After evening things up, Notre Dame continued their attack. Shipp and Brown were working give and go’s against the left side of the Maryland defense, forcing Zack Steffen to make two impressive saves in the 48th and 51st minutes. But Maryland would make another mental error in the 60th minute when Endoh fouled Notre Dame Midfielder Evan Pankin just outside of the box. In the ensuing free kick, Shipp placed a low curling cross onto the head of Irish Defender Andrew O’Malley, who hit for the lower left corner of the goal just narrowly avoiding the hands of Steffen.

With the lead secured, the Irish went on the defensive against a Terrapins team who ranked fifth in the nation for the most goals scored per game. The Terrapins lived up to their pedigree, by adding in forward Jake Pace for Michael Saunders. Pace added some width to the Terrapin attacking, allowing Endoh and Midfielder Alex Shinsky to work as the playmakers in the midfield and push the Irish defense on their heels. But the Irish defense did not break.

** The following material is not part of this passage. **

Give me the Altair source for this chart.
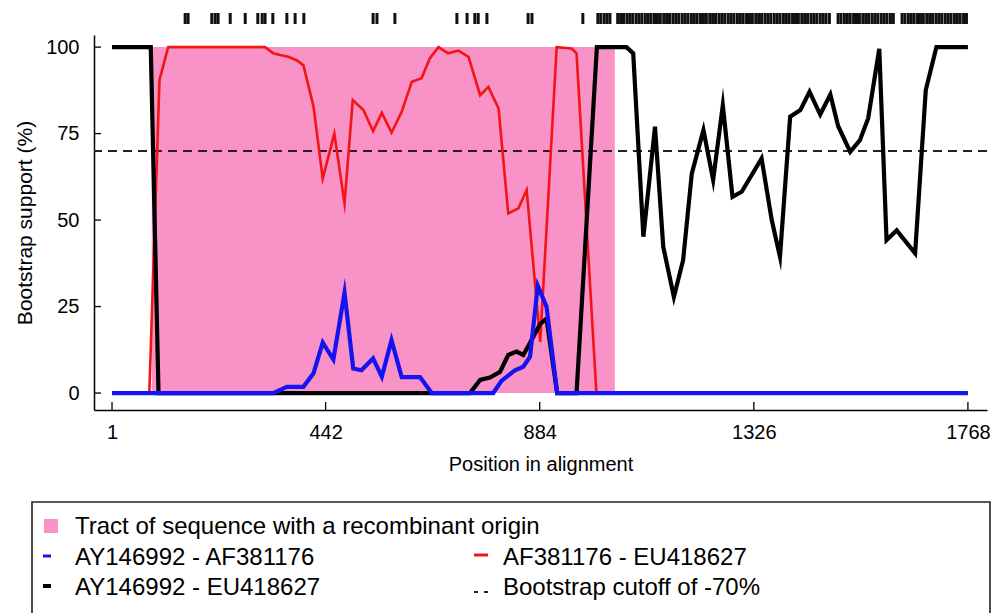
import altair as alt
import pandas as pd

# ---------------- data ----------------
blue_pos = [1, 334, 362, 396, 417, 436, 458, 481, 499, 516, 540, 558, 578, 599, 637, 661,
            788, 805, 833, 850, 864, 880, 898, 920, 1768]
blue_val = [0, 0, 1.8, 1.8, 5.7, 14.6, 9.7, 29, 7.1, 6.6, 10, 4.7, 15.3, 4.6, 4.6, 0,
            0, 3.5, 6.6, 7.6, 10.5, 31, 25, 0, 0]

red_pos = [1, 78, 99, 117, 317, 334, 348, 365, 382, 396, 417, 436, 460, 481, 498, 520, 540,
           558, 578, 599, 620, 640, 657, 675, 695, 716, 737, 761, 778, 799, 819, 840, 857,
           885, 919, 950, 960, 1001, 1768]
red_val = [0, 0, 90.5, 100, 100, 98.2, 97.7, 97.2, 96.2, 94.8, 82.8, 62, 75, 54.8, 84.7, 81.8,
           75.7, 81, 75.3, 81.3, 90, 91, 96.7, 100, 98.2, 99, 97.2, 86.1, 88.5, 82.3, 51.9,
           53.4, 58.7, 14.8, 100, 99.6, 98.2, 0, 0]

black_pos = [1, 81, 97, 740, 761, 781, 802, 819, 836, 850, 864, 885, 898, 920, 960, 1002,
             1063, 1077, 1098, 1122, 1139, 1161, 1180, 1198, 1222, 1242, 1262, 1282, 1301,
             1342, 1363, 1380, 1401, 1422, 1441, 1463, 1484, 1500, 1525, 1545, 1562, 1585,
             1600, 1621, 1659, 1681, 1703, 1768]
black_val = [100, 100, 0, 0, 3.8, 4.5, 6.1, 11, 12, 11, 14.5, 20, 21.5, 0, 0, 100,
             100, 98.2, 45.2, 77, 42.3, 27.8, 38.4, 63.5, 76, 61.6, 83.2, 56.7, 58.2,
             67.8, 50, 39.4, 79.9, 81.8, 87.1, 80.5, 86.3, 77.2, 69.7, 73.1, 79.4, 99.5,
             44.2, 47, 40.4, 87.6, 100, 100]

tract_start = [83]
tract_end = [1039]
tract_low = [0]
tract_high = [100]
cutoff_val = [70]

x_ticks = [1, 442, 884, 1326, 1768]
y_ticks = [0, 25, 50, 75, 100]

site_pos = [152, 158, 207, 214, 220, 245, 276, 302, 311, 317, 333, 362, 379, 397, 540, 548,
            585, 713, 734, 750, 757, 775, 860, 868, 973,
            1004, 1010, 1017, 1023, 1029, 1045, 1051, 1057, 1064, 1070, 1076, 1083, 1089,
            1095, 1102, 1108, 1114, 1121, 1127, 1133, 1140, 1146, 1152, 1159, 1165, 1171,
            1178, 1184, 1190, 1197, 1203, 1209, 1216, 1222, 1228, 1235, 1241, 1247, 1254,
            1260, 1266, 1273, 1279, 1285, 1292, 1298, 1304, 1311, 1317, 1323, 1330, 1336,
            1342, 1349, 1355, 1361, 1368, 1374, 1380, 1387, 1393, 1399, 1406, 1412, 1418,
            1425, 1431, 1437, 1444, 1450, 1456, 1463, 1469, 1475, 1482, 1500, 1506, 1513,
            1519, 1525, 1532, 1538, 1544, 1551, 1557, 1563, 1570, 1576, 1582, 1589, 1595,
            1601, 1608, 1614, 1632, 1638, 1645, 1651, 1657, 1664, 1670, 1676, 1683, 1689,
            1695, 1702, 1708, 1714, 1721, 1727, 1733, 1740, 1746, 1752, 1759, 1765]

legend_labels = ["Tract of sequence with a recombinant origin",
                 "AY146992 - AF381176",
                 "AY146992 - EU418627",
                 "AF381176 - EU418627",
                 "Bootstrap cutoff of -70%"]

# ---------------- styling ----------------
FONT = "Liberation Sans"
PINK = "#F992C6"
BLUE = "#1414F0"
RED = "#F41414"
BLACK = "#000000"
W, H = 893, 375

xscale = alt.Scale(domain=[-36.2, 1807.4], nice=False, zero=False)
yscale = alt.Scale(domain=[-4.9, 103.5], nice=False, zero=False)

xaxis = alt.Axis(values=x_ticks, format="d", ticks=False, grid=False, labelFont=FONT,
                 labelFontSize=20, labelColor="black", labelPadding=12, labelFlush=False,
                 title="Position in alignment", titleFont=FONT, titleFontSize=20,
                 titleFontWeight="normal", titleColor="black", titlePadding=12,
                 domainColor="black", domainWidth=1.5)
yaxis = alt.Axis(values=y_ticks, format="d", ticks=False, grid=False, labelFont=FONT,
                 labelFontSize=20, labelColor="black", labelPadding=15, labelFlush=False,
                 title="Bootstrap support (%)", titleFont=FONT, titleFontSize=21,
                 titleFontWeight="normal", titleColor="black", titlePadding=10,
                 domainColor="black", domainWidth=1.5)

X = alt.X("pos:Q", scale=xscale, axis=xaxis)
Y = alt.Y("val:Q", scale=yscale, axis=yaxis)

one = pd.DataFrame({"k": [0]})

# ---------------- layers ----------------
tract_df = pd.DataFrame({"pos": tract_start, "pos2": tract_end, "val": tract_low, "val2": tract_high})
tract = alt.Chart(tract_df).mark_rect(color=PINK, opacity=1).encode(
    x=X, x2="pos2:Q", y=Y, y2="val2:Q")

cut_df = pd.DataFrame({"val": cutoff_val})
cut = alt.Chart(cut_df).mark_rule(color="#222222", strokeWidth=2, strokeDash=[9, 6]).encode(y=Y)

def series(pos, val, color, width):
    df = pd.DataFrame({"pos": pos, "val": val})
    return alt.Chart(df).mark_line(color=color, strokeWidth=width, strokeJoin="miter",
                                   strokeMiterLimit=10).encode(x=X, y=Y)

red = series(red_pos, red_val, RED, 2.6)
black = series(black_pos, black_val, BLACK, 4.2)
blue = series(blue_pos, blue_val, BLUE, 4.2)

sites_df = pd.DataFrame({"pos": site_pos})
sites = alt.Chart(sites_df).mark_rule(color="#111111", strokeWidth=3).encode(
    x=X, y=alt.value(-22), y2=alt.value(-11))

ytick_df = pd.DataFrame({"val": y_ticks})
yticks = alt.Chart(ytick_df).mark_rule(color="black", strokeWidth=1.3).encode(
    y=Y, x=alt.value(0), x2=alt.value(7))
xtick_df = pd.DataFrame({"pos": x_ticks})
xticks = alt.Chart(xtick_df).mark_rule(color="black", strokeWidth=1.3).encode(
    x=X, y=alt.value(H - 8), y2=alt.value(H))

# ---------------- legend (drawn below the plot) ----------------
def lg_rect(x, x2, y, y2, **kw):
    return alt.Chart(one).mark_rect(**kw).encode(
        x=alt.value(x), x2=alt.value(x2), y=alt.value(y), y2=alt.value(y2))

def lg_rule(x, x2, y, **kw):
    return alt.Chart(one).mark_rule(**kw).encode(
        x=alt.value(x), x2=alt.value(x2), y=alt.value(y))

def lg_text(x, y, label):
    return alt.Chart(one).mark_text(align="left", baseline="middle", font=FONT,
                                    fontSize=24, color="black").encode(
        x=alt.value(x), y=alt.value(y), text=alt.value(label))

legend = [
    lg_rect(-62, 896, 467, 640, fill="white", fillOpacity=0, stroke="#222222", strokeWidth=1.6),
    lg_rect(-50, -36, 484, 498, color=PINK),
    lg_text(-19, 492, legend_labels[0]),
    lg_rule(-51, -43, 521, color=BLUE, strokeWidth=3),
    lg_text(-19, 523, legend_labels[1]),
    lg_rule(-51, -43, 551, color=BLACK, strokeWidth=4),
    lg_text(-19, 553, legend_labels[2]),
    lg_rule(380, 394, 520, color=RED, strokeWidth=3),
    lg_text(409, 523, legend_labels[3]),
    lg_rule(380, 394, 557, color="#222222", strokeWidth=2, strokeDash=[4, 6]),
    lg_text(409, 553, legend_labels[4]),
]

chart = alt.layer(tract, cut, red, black, blue, sites, yticks, xticks, *legend).properties(
    width=W, height=H,
    padding={"left": 86, "top": 27, "right": 8, "bottom": 203},
    autosize="none",
    background="white",
).configure_view(stroke=None)

chart.save("out.html", embed_options={"renderer": "svg", "actions": False})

Their back-line of O’Malley, Mishu, van de Casteele, and Max Lachowecki played tough zone defense which gave the Terrapins room in the midfield, but very little opportunities inside the Notre Dame 18.

Maryland’s only credible opportunity came in the 70th minute when a Dan Metzger cross came into the box and deflected off of Hodan’s arm once again. Although the Terrapins players and Coach Sasho Cirovski believed it to be a penalty, no call was made by the referee.

After losing out once again on a questionable decision by the referee, the Terrapins attack began to lose steam. Although they would have two successive corner kicks in the dying minutes of the match, their hopes of gaining a third national title in eleven years was snuffed out by a stifling Irish defense and Goalkeeper Patrick Wall.

With the game winding down, and victory all but certain, it would be Leon Brown, who would drive the ball down the Maryland defense and finish off the clock. In a game where decisions and poor weather could have given either team the advantage, it was the Fighting Irish who stood on top and claimed their first-ever College Cup.